--- INSTRUCTIONS TO FOLLOW ---
Scan the data below for the string "matplotlib". Copy every line where it appears.

--- GIVEN MATERIAL ---

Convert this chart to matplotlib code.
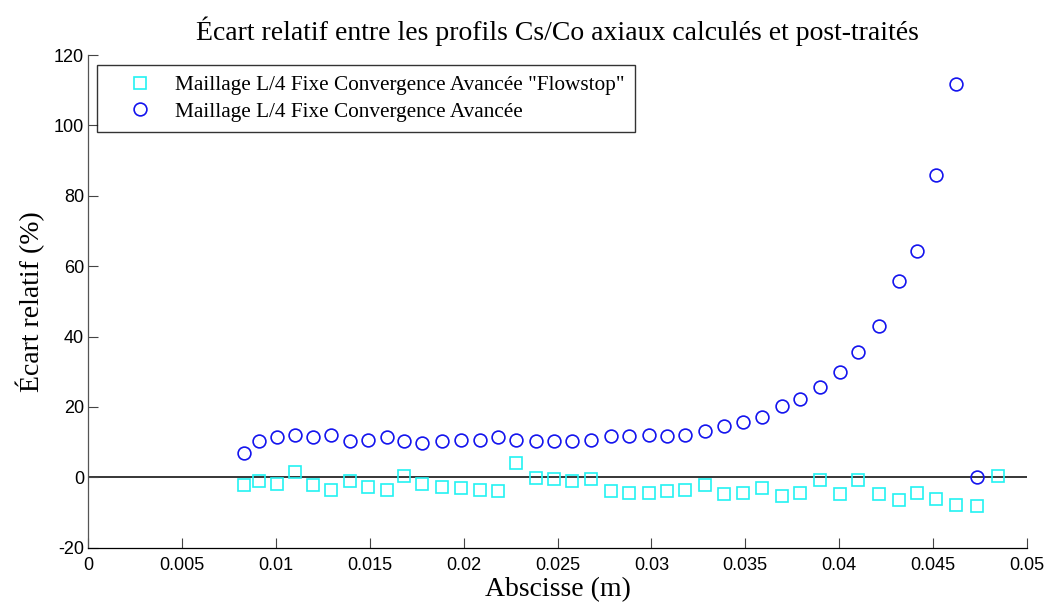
import matplotlib
matplotlib.use("Agg")
import matplotlib.pyplot as plt

plt.rcParams["axes.unicode_minus"] = False

# Data
x_positions = [0.00828, 0.00910, 0.01005, 0.01103, 0.01199, 0.01295, 0.01393, 0.01489,
               0.01593, 0.01682, 0.01780, 0.01885, 0.01987, 0.02085, 0.02181, 0.02279,
               0.02384, 0.02480, 0.02577, 0.02680, 0.02787, 0.02883, 0.02986, 0.03085,
               0.03181, 0.03286, 0.03389, 0.03487, 0.03591, 0.03696, 0.03794, 0.03899,
               0.04004, 0.04100, 0.04211, 0.04317, 0.04413, 0.04518, 0.04623, 0.04735,
               0.04849]

flowstop = [-2.3, -1.0, -1.8, 1.6, -2.3, -3.6, -1.0, -2.7, -3.6, 0.3, -1.9,
            -2.7, -3.1, -3.6, -4.0, 4.2, -0.2, -0.6, -1.0, -0.6, -4.0,
            -4.4, -4.4, -4.0, -3.5, -2.3, -4.8, -4.4, -3.1, -5.2, -4.4,
            -0.9, -4.8, -0.9, -4.8, -6.5, -4.4, -6.1, -7.8, -8.2, 0.3]

avancee = [6.8, 10.2, 11.5, 12.0, 11.5, 12.0, 10.2, 10.6, 11.5, 10.2, 9.7,
           10.2, 10.6, 10.6, 11.5, 10.6, 10.2, 10.2, 10.2, 10.6, 11.6,
           11.6, 12.0, 11.6, 12.0, 13.3, 14.6, 15.8, 17.2, 20.2, 22.3,
           25.6, 30.0, 35.5, 42.9, 55.8, 64.4, 85.9, 111.7, 0.0]

label_flowstop = 'Maillage L/4 Fixe Convergence Avancée "Flowstop"'
label_avancee = 'Maillage L/4 Fixe Convergence Avancée'
title = "Écart relatif entre les profils Cs/Co axiaux calculés et post-traités"
xlabel = "Abscisse (m)"
ylabel = "Écart relatif (%)"
xticks = [0, 0.005, 0.01, 0.015, 0.02, 0.025, 0.03, 0.035, 0.04, 0.045, 0.05]
xticklabels = ["0", "0.005", "0.01", "0.015", "0.02", "0.025", "0.03", "0.035", "0.04", "0.045", "0.05"]
yticks = [-20, 0, 20, 40, 60, 80, 100, 120]

serif = "Liberation Serif"
sans = "Liberation Sans"

fig = plt.figure(figsize=(10.45, 6.05), dpi=100)
ax = fig.add_axes([88.3 / 1045, (605 - 547.7) / 605, (1026.7 - 88.3) / 1045, (547.7 - 55) / 605])

ax.axhline(0, color="black", lw=1.1, zorder=1)
ax.plot(x_positions, flowstop, linestyle="none", marker="s", markersize=8.6,
        markerfacecolor="none", markeredgecolor="#22f2f2", markeredgewidth=1.2,
        label=label_flowstop, zorder=3)
ax.plot(x_positions[:len(avancee)], avancee, linestyle="none", marker="o", markersize=9.2,
        markerfacecolor="none", markeredgecolor="#1414ee", markeredgewidth=1.2,
        label=label_avancee, zorder=3)

ax.set_xlim(0, 0.05)
ax.set_ylim(-20, 120)
ax.set_xticks(xticks)
ax.set_xticklabels(xticklabels)
ax.set_yticks(yticks)
for lab in ax.get_xticklabels() + ax.get_yticklabels():
    lab.set_fontfamily(sans)
    lab.set_fontsize(13)
ax.tick_params(direction="in", length=7, width=0.8, color="#444444")
ax.tick_params(axis="x", pad=7)
ax.tick_params(axis="y", pad=3)

ax.spines["top"].set_visible(False)
ax.spines["right"].set_visible(False)
ax.spines["left"].set_color("#555555")
ax.spines["bottom"].set_color("black")
ax.spines["left"].set_linewidth(0.9)
ax.spines["bottom"].set_linewidth(0.9)

ax.set_title(title, fontfamily=serif, fontsize=20, pad=11)
ax.set_xlabel(xlabel, fontfamily=serif, fontsize=20, labelpad=2)
ax.set_ylabel(ylabel, fontfamily=serif, fontsize=20, labelpad=6)

leg = ax.legend(loc="upper left", bbox_to_anchor=(0.009, 0.98),
                prop={"family": serif, "size": 15.3}, frameon=True, fancybox=False,
                borderpad=0.5, handletextpad=0.1, handlelength=3.1, labelspacing=0.3,
                borderaxespad=0)
leg.get_frame().set_edgecolor("black")
leg.get_frame().set_linewidth(1.0)

fig.savefig("out.png", dpi=100)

--- SOLUTION FOR THIS PROBLEM ---
Convert this chart to matplotlib code.
import matplotlib
matplotlib.use("Agg")
import matplotlib.pyplot as plt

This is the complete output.